BEGIN STORED RECORDS

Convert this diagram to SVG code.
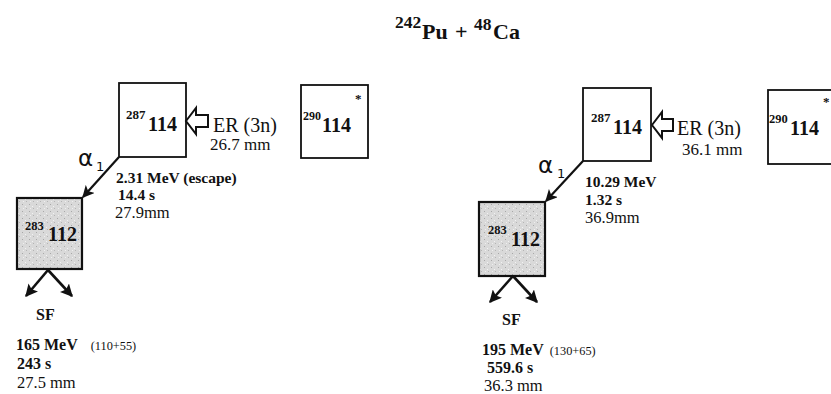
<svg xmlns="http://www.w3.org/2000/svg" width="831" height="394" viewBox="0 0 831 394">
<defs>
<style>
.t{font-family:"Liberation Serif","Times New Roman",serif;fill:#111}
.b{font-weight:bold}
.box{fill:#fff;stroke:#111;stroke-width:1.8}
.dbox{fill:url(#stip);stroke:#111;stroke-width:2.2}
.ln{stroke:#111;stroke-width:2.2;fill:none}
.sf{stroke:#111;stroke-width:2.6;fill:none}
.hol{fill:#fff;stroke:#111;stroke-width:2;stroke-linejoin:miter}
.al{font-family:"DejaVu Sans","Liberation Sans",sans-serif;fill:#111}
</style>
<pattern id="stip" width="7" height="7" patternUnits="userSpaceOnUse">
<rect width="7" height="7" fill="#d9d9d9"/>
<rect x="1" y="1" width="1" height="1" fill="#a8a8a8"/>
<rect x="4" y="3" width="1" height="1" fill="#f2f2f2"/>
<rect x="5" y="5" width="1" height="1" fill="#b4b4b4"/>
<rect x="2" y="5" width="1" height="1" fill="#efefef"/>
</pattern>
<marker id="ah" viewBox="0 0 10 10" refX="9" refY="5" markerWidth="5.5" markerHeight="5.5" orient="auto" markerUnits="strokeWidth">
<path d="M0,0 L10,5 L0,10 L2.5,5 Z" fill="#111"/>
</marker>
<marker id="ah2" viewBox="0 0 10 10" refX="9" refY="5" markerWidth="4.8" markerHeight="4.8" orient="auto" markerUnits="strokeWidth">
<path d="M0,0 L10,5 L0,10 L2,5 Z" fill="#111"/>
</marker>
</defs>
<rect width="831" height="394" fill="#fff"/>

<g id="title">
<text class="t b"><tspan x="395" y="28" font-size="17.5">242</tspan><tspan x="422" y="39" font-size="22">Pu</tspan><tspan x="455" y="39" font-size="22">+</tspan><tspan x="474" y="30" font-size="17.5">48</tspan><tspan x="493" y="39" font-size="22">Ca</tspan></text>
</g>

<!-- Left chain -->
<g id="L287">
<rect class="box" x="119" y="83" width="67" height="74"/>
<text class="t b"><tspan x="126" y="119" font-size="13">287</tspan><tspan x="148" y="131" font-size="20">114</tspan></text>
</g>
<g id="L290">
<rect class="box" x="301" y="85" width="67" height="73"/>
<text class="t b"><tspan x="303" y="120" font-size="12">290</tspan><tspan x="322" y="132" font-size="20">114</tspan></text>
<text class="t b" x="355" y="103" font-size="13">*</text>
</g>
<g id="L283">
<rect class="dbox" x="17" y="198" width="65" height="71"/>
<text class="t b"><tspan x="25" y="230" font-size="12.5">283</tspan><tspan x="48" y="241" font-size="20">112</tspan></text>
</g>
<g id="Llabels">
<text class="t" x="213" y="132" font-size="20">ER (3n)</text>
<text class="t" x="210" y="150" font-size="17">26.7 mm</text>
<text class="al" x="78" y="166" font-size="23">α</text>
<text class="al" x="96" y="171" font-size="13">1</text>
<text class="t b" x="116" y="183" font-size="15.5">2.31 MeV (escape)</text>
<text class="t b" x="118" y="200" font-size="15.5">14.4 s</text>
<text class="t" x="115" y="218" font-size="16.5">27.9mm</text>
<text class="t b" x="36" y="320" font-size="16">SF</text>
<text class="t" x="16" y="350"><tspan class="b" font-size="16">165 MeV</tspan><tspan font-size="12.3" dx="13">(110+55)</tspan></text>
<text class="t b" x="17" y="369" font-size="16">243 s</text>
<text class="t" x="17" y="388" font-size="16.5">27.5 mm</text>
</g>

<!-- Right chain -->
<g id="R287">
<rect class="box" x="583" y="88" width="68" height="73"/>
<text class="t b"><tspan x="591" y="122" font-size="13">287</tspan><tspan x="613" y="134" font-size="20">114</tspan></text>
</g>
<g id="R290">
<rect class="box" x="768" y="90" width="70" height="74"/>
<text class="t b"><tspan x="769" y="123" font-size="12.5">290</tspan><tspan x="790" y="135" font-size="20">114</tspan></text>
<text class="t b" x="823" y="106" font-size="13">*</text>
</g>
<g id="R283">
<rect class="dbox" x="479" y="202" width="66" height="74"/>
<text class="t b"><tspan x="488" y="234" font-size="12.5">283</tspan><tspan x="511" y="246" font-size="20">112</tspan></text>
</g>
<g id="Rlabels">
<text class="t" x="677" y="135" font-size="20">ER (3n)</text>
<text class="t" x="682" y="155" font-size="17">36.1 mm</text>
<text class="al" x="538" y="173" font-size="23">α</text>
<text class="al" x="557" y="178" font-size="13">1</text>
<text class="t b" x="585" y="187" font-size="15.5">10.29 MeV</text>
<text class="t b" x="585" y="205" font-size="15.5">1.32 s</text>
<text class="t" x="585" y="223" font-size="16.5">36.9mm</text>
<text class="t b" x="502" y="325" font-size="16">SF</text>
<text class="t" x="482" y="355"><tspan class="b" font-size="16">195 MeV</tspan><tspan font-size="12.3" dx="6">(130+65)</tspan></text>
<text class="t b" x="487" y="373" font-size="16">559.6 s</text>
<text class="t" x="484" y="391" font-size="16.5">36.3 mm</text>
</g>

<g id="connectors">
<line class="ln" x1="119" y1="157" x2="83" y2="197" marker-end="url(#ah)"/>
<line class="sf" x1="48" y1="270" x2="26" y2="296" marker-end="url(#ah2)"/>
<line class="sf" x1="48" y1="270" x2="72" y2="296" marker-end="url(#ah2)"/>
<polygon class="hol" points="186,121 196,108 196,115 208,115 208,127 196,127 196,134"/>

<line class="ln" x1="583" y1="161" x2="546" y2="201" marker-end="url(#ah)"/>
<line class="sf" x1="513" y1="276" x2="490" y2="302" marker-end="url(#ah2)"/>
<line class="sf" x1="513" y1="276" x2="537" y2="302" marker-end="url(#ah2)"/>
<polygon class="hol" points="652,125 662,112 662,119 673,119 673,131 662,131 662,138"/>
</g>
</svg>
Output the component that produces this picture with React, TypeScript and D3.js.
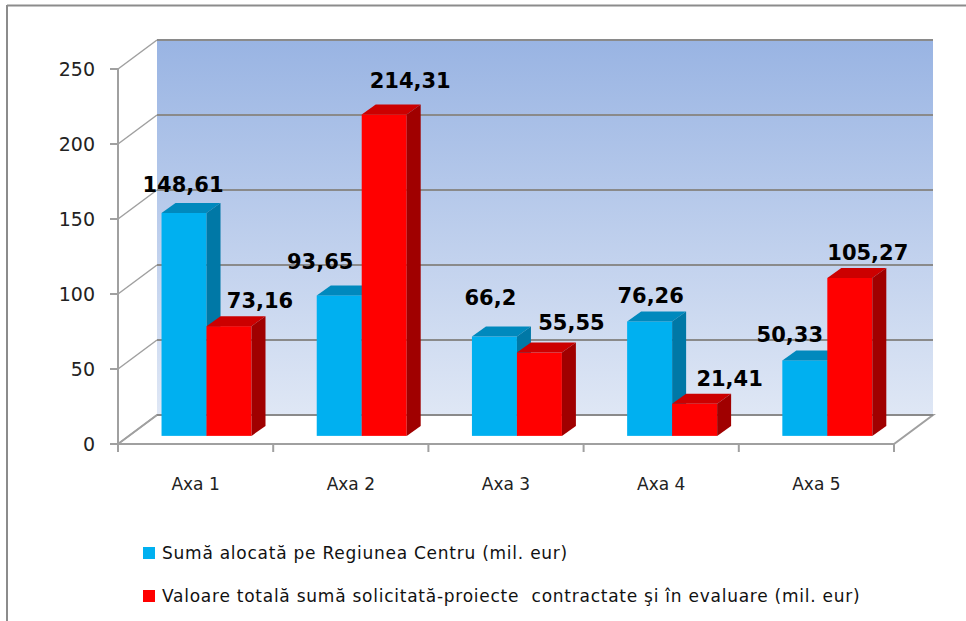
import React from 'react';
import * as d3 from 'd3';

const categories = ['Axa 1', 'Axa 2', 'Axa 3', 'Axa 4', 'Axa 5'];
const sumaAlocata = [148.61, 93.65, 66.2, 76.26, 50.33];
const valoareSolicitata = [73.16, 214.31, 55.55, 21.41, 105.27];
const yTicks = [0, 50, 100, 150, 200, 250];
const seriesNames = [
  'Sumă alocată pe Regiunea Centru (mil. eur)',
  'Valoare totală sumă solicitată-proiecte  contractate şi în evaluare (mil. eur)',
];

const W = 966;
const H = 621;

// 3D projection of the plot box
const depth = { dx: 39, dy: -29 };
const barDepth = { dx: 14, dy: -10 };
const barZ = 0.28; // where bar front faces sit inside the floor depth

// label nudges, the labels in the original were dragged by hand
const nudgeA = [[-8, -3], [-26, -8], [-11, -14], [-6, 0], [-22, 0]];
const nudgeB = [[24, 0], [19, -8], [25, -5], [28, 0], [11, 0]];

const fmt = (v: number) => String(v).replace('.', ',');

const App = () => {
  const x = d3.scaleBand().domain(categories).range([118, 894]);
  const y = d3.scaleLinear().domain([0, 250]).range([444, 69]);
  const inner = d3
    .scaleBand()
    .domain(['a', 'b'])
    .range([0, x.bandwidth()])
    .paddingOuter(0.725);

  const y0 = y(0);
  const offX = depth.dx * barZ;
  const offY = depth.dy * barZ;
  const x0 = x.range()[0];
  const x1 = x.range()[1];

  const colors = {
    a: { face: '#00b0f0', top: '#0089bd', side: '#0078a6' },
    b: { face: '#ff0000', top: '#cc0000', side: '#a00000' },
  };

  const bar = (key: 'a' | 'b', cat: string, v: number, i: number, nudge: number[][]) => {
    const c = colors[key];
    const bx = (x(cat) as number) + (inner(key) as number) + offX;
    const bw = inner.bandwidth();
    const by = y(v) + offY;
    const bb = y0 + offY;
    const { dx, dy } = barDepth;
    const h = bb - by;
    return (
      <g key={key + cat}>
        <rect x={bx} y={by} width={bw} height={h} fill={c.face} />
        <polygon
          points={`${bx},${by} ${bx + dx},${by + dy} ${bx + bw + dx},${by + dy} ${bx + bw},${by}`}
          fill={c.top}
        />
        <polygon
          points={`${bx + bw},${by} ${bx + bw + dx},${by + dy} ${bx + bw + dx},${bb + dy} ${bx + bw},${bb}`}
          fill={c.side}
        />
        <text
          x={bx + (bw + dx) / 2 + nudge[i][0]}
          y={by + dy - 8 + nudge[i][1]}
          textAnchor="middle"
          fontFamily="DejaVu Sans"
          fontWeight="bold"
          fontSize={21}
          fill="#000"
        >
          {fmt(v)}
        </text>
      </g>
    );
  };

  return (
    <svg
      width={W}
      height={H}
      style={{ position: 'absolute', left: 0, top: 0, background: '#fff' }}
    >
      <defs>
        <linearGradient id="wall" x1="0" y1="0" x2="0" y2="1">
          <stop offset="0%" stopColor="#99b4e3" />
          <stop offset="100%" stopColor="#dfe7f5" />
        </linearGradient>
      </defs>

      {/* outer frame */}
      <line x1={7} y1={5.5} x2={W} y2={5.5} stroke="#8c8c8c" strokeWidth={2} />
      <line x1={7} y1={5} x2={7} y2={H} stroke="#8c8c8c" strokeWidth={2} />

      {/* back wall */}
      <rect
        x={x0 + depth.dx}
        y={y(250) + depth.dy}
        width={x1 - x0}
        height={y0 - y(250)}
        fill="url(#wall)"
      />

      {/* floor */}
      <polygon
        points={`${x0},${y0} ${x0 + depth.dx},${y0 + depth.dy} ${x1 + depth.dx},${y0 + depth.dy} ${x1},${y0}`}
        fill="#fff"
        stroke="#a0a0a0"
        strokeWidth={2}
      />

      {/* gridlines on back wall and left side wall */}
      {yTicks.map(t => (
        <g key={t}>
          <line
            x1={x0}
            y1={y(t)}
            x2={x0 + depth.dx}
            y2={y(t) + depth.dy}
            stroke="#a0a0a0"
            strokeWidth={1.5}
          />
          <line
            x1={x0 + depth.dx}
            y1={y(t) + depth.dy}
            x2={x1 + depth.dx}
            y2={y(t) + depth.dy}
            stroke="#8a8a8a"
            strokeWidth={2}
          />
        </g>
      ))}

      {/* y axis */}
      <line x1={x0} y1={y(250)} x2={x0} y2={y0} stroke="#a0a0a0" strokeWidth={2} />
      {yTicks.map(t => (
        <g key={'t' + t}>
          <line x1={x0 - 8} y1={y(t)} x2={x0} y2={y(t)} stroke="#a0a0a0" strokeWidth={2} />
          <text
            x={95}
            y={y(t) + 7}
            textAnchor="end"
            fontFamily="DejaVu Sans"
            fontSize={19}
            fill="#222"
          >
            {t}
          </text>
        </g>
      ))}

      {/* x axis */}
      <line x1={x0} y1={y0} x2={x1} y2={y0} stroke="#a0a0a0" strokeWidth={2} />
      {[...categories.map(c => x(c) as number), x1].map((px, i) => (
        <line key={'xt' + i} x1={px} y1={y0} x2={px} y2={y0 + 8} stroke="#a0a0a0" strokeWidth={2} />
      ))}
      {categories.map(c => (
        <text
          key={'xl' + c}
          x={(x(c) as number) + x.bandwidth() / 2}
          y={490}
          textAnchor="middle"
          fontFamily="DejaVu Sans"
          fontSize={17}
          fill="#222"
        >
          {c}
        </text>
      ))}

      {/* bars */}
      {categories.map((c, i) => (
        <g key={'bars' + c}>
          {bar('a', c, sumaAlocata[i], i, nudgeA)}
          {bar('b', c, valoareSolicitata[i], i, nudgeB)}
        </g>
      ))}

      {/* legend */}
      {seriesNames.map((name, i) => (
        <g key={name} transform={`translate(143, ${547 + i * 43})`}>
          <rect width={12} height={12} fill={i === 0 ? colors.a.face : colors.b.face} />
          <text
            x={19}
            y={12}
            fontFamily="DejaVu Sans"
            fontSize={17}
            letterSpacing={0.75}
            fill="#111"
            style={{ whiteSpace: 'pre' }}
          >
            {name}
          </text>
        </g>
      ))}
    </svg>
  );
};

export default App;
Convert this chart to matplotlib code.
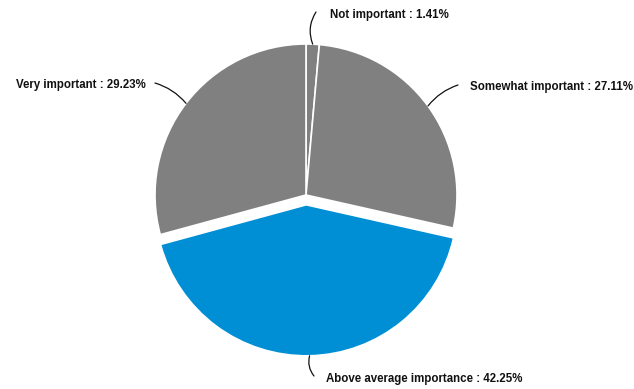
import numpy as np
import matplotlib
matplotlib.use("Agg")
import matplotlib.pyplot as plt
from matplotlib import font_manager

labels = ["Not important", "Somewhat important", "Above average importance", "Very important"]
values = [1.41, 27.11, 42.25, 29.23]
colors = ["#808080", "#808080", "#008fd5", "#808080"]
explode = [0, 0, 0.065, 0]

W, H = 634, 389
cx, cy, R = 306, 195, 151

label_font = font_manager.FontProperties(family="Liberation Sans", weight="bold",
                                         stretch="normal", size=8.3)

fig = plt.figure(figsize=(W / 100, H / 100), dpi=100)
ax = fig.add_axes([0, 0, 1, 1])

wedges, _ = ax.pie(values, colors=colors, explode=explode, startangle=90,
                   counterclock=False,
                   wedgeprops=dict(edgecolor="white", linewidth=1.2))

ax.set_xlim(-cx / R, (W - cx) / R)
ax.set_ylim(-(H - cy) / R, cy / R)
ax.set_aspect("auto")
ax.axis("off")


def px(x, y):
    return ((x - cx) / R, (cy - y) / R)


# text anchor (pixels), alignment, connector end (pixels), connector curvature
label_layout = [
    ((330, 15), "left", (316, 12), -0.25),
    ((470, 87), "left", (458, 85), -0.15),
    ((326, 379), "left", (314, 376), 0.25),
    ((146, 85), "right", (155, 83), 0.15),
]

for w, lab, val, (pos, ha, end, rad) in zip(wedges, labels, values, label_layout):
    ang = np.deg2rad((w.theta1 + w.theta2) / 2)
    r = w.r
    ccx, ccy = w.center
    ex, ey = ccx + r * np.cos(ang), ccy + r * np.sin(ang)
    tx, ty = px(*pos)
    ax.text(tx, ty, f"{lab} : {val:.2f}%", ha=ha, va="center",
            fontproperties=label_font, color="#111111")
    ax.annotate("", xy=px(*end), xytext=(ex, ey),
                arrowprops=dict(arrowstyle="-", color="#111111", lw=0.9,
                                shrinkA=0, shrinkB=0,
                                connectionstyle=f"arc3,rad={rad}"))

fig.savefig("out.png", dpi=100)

END STORED RECORDS

_PROBLEM TO SOLVE:_ Using the entries above, repeat exactly the lines from the one with "Output the component" to the one with "const barZ = 0.28;", both included, and leave the pictures behind.

_RESULT:_
Output the component that produces this picture with React, TypeScript and D3.js.
import React from 'react';
import * as d3 from 'd3';

const categories = ['Axa 1', 'Axa 2', 'Axa 3', 'Axa 4', 'Axa 5'];
const sumaAlocata = [148.61, 93.65, 66.2, 76.26, 50.33];
const valoareSolicitata = [73.16, 214.31, 55.55, 21.41, 105.27];
const yTicks = [0, 50, 100, 150, 200, 250];
const seriesNames = [
  'Sumă alocată pe Regiunea Centru (mil. eur)',
  'Valoare totală sumă solicitată-proiecte  contractate şi în evaluare (mil. eur)',
];

const W = 966;
const H = 621;

// 3D projection of the plot box
const depth = { dx: 39, dy: -29 };
const barDepth = { dx: 14, dy: -10 };
const barZ = 0.28; // where bar front faces sit inside the floor depth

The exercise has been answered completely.